Regulation of Inflammatory and Metabolic Microenvironment With a D‐Mannose Functionalized Hydrogel for Improved Osteochondral Regeneration

ABSTRACT Endogenous regenerative strategy for osteochondral defect (OCD) repair remains challenging, largely due to the need to regulate the local inflammatory and metabolic microenvironment while preserving the stemness of bone marrow mesenchymal stem cells (BMSCs). Here, D‐mannose we identify as a potent immunometabolic modulator that enhances BMSC‐mediated osteochondral repair.
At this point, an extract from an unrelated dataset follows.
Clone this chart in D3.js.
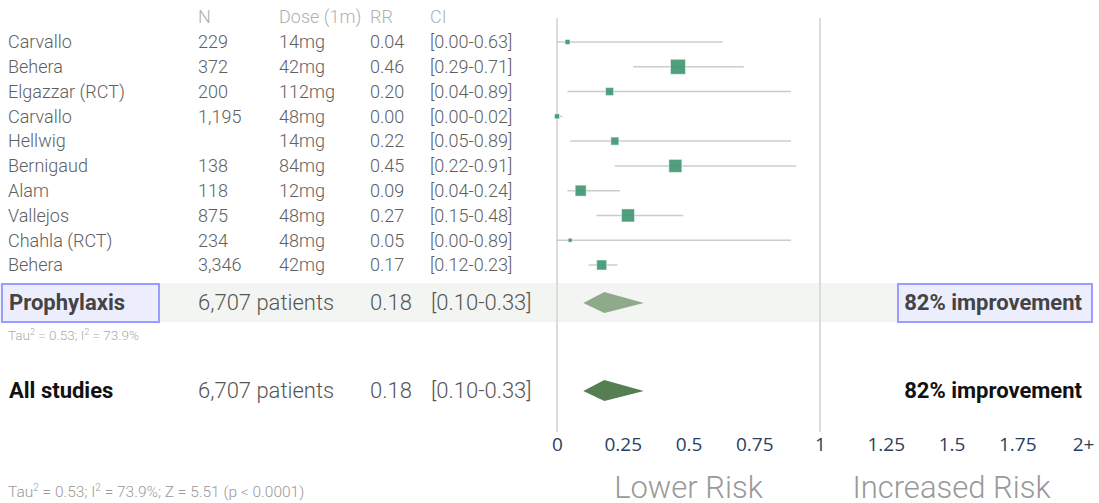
<!DOCTYPE html>
<html>
  <head>
    <style>
      body {
        margin: 0;
        font-family: "Roboto", sans-serif;
        background: #fff;
      }
      svg text {
        font-family: "Roboto", sans-serif;
      }
    </style>
    <script src="https://d3js.org/d3.v7.min.js"></script>
  </head>
  <body>
    <script>
      const width = 1099;
      const height = 503;

      // study rows
      const studies = ["Carvallo", "Behera", "Elgazzar (RCT)", "Carvallo", "Hellwig", "Bernigaud", "Alam", "Vallejos", "Chahla (RCT)", "Behera"];
      const patients = ["229", "372", "200", "1,195", "", "138", "118", "875", "234", "3,346"];
      const doses = ["14mg", "42mg", "112mg", "48mg", "14mg", "84mg", "12mg", "48mg", "48mg", "42mg"];
      const rr = [0.04, 0.46, 0.20, 0.00, 0.22, 0.45, 0.09, 0.27, 0.05, 0.17];
      const ciLow = [0.00, 0.29, 0.04, 0.00, 0.05, 0.22, 0.04, 0.15, 0.00, 0.12];
      const ciHigh = [0.63, 0.71, 0.89, 0.02, 0.89, 0.91, 0.24, 0.48, 0.89, 0.23];
      const weights = [5, 15, 8, 5, 8, 13, 11, 13, 4, 10];

      // pooled results
      const summaryLabels = ["Prophylaxis", "All studies"];
      const summaryN = ["6,707 patients", "6,707 patients"];
      const summaryRR = [0.18, 0.18];
      const summaryLow = [0.10, 0.10];
      const summaryHigh = [0.33, 0.33];
      const summaryEffect = ["82% improvement", "82% improvement"];

      const tickValues = [0, 0.25, 0.5, 0.75, 1, 1.25, 1.5, 1.75, 2];

      const svg = d3.select("body").append("svg")
        .attr("width", width)
        .attr("height", height);

      const x = d3.scaleLinear().domain([0, 2]).range([557, 1083]);
      const y = d3.scaleLinear().domain([0, 9]).range([42, 265]);
      const fmt = d3.format(".2f");

      const colX = { name: 8, n: 198, dose: 279, rr: 370, ci: 430 };

      // prophylaxis band
      svg.append("rect")
        .attr("x", 0).attr("y", 283)
        .attr("width", 1092).attr("height", 39)
        .attr("fill", "#f3f5f2");

      // header
      const header = [["N", colX.n], ["Dose (1m)", colX.dose], ["RR", colX.rr], ["CI", colX.ci]];
      svg.selectAll(".hdr").data(header).enter().append("text")
        .attr("x", d => d[1]).attr("y", 23)
        .attr("fill", "#b0b0b0")
        .style("font-size", "18px")
        .style("font-weight", 300)
        .text(d => d[0]);

      // reference lines at 0 and 1
      svg.selectAll(".ref").data([0, 1]).enter().append("line")
        .attr("x1", d => x(d)).attr("x2", d => x(d))
        .attr("y1", 18).attr("y2", 432)
        .attr("stroke", "#dcdcdc")
        .attr("stroke-width", 2);

      // study rows
      const rows = svg.selectAll(".row").data(studies).enter().append("g")
        .attr("transform", (d, i) => "translate(0," + y(i) + ")");

      const cell = (fn, xPos) => rows.append("text")
        .attr("x", xPos).attr("dy", "0.35em")
        .attr("fill", "#606060")
        .style("font-size", "18px")
        .style("font-weight", 300)
        .text(fn);

      cell(d => d, colX.name);
      cell((d, i) => patients[i], colX.n);
      cell((d, i) => doses[i], colX.dose);
      cell((d, i) => fmt(rr[i]), colX.rr);
      cell((d, i) => "[" + fmt(ciLow[i]) + "-" + fmt(ciHigh[i]) + "]", colX.ci);

      rows.append("line")
        .attr("x1", (d, i) => x(ciLow[i]))
        .attr("x2", (d, i) => x(ciHigh[i]))
        .attr("stroke", "#cccccc")
        .attr("stroke-width", 1.5);

      rows.append("rect")
        .attr("x", (d, i) => x(rr[i]) - weights[i] / 2)
        .attr("y", (d, i) => -weights[i] / 2)
        .attr("width", (d, i) => weights[i])
        .attr("height", (d, i) => weights[i])
        .attr("fill", "#3d9670")
        .attr("fill-opacity", 0.9)
        .attr("stroke", "#ffffff")
        .attr("stroke-opacity", 0.5);

      // summary rows
      const sumY = [302, 390];
      const sumColor = ["#8faa8a", "#557e52"];

      // highlight boxes for prophylaxis
      svg.append("rect")
        .attr("x", 2).attr("y", 284).attr("width", 157).attr("height", 38)
        .attr("fill", "#eceefe").attr("stroke", "#9a9cff").attr("stroke-width", 2);
      svg.append("rect")
        .attr("x", 898).attr("y", 284).attr("width", 194).attr("height", 38)
        .attr("fill", "#eceefe").attr("stroke", "#9a9cff").attr("stroke-width", 2);

      const sums = svg.selectAll(".sum").data(summaryLabels).enter().append("g")
        .attr("transform", (d, i) => "translate(0," + sumY[i] + ")");

      sums.append("text")
        .attr("x", 9).attr("dy", "0.35em")
        .attr("fill", (d, i) => i === 0 ? "#444" : "#111")
        .style("font-size", "22px")
        .style("font-weight", 700)
        .text(d => d);

      const sumCell = (fn, xPos) => sums.append("text")
        .attr("x", xPos).attr("dy", "0.35em")
        .attr("fill", "#555")
        .style("font-size", "22px")
        .style("font-weight", 300)
        .text(fn);

      sumCell((d, i) => summaryN[i], colX.n);
      sumCell((d, i) => fmt(summaryRR[i]), colX.rr);
      sumCell((d, i) => "[" + fmt(summaryLow[i]) + "-" + fmt(summaryHigh[i]) + "]", colX.ci + 1);

      sums.append("path")
        .attr("d", (d, i) => {
          const l = x(summaryLow[i]), c = x(summaryRR[i]), r = x(summaryHigh[i]);
          return "M" + l + ",1 L" + c + ",-10 L" + r + ",1 L" + c + ",11 Z";
        })
        .attr("fill", (d, i) => sumColor[i]);

      sums.append("text")
        .attr("x", 1082).attr("dy", "0.35em")
        .attr("text-anchor", "end")
        .attr("fill", (d, i) => i === 0 ? "#444" : "#111")
        .style("font-size", "22px")
        .style("font-weight", 700)
        .text((d, i) => summaryEffect[i]);

      // heterogeneity notes
      const t1 = svg.append("text").attr("x", 8).attr("y", 340)
        .attr("fill", "#aaa").style("font-size", "13.5px").style("font-weight", 300);
      t1.append("tspan").text("Tau");
      t1.append("tspan").attr("dy", -5).style("font-size", "9px").text("2");
      t1.append("tspan").attr("dy", 5).text(" = 0.53; I");
      t1.append("tspan").attr("dy", -5).style("font-size", "9px").text("2");
      t1.append("tspan").attr("dy", 5).text(" = 73.9%");

      const t2 = svg.append("text").attr("x", 8).attr("y", 497)
        .attr("fill", "#999").style("font-size", "15.5px").style("font-weight", 300);
      t2.append("tspan").text("Tau");
      t2.append("tspan").attr("dy", -6).style("font-size", "10px").text("2");
      t2.append("tspan").attr("dy", 6).text(" = 0.53; I");
      t2.append("tspan").attr("dy", -6).style("font-size", "10px").text("2");
      t2.append("tspan").attr("dy", 6).text(" = 73.9%; Z = 5.51 (p < 0.0001)");

      // axis
      const axis = d3.axisBottom(x)
        .tickValues(tickValues)
        .tickSize(0)
        .tickPadding(0)
        .tickFormat(d => d === 2 ? "2+" : d3.format("")(d));

      const ax = svg.append("g")
        .attr("transform", "translate(0,437)")
        .call(axis);
      ax.select(".domain").remove();
      ax.selectAll("text")
        .attr("fill", "#2a3f5f")
        .style("font-family", "'Open Sans', sans-serif")
        .style("font-size", "19px");

      svg.selectAll(".risk").data([["Lower Risk", 0.5], ["Increased Risk", 1.5]]).enter().append("text")
        .attr("x", d => x(d[1]))
        .attr("y", 498)
        .attr("text-anchor", "middle")
        .attr("fill", "#999")
        .style("font-size", "31px")
        .style("font-weight", 300)
        .text(d => d[0]);
    </script>
  </body>
</html>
Through in vitro experiments, we determined the optimal concentration of D‐mannose and evaluated its ability to preserve the osteogenic and chondrogenic differentiation potential of BMSCs under inflammatory microenvironment. Transcriptomic analysis demonstrated that D‐mannose contributed to the amelioration of inflammation by downregulating the NLRP3 inflammasome pathway. The metabolomic analysis further revealed that D‐mannose treatment alleviated inflammation‐induced dysregulation of the tricarboxylic acid cycle and facilitated the maintenance of glycolytic metabolic state in BMSCs. Furthermore, we fabricated a multifunctional GelMA‐based hydrogel incorporating D‐mannose (DM@GelMA). Macroscopic observation, micro‐CT analysis and histological evaluation confirmed that DM@GelMA hydrogel effectively promoted osteochondral tissue remodeling and integration in the OCD model of rats. These findings suggested that the multifunctional D‐mannose‐loaded composite hydrogel is a promising biomaterial for enhanced osteochondral regeneration.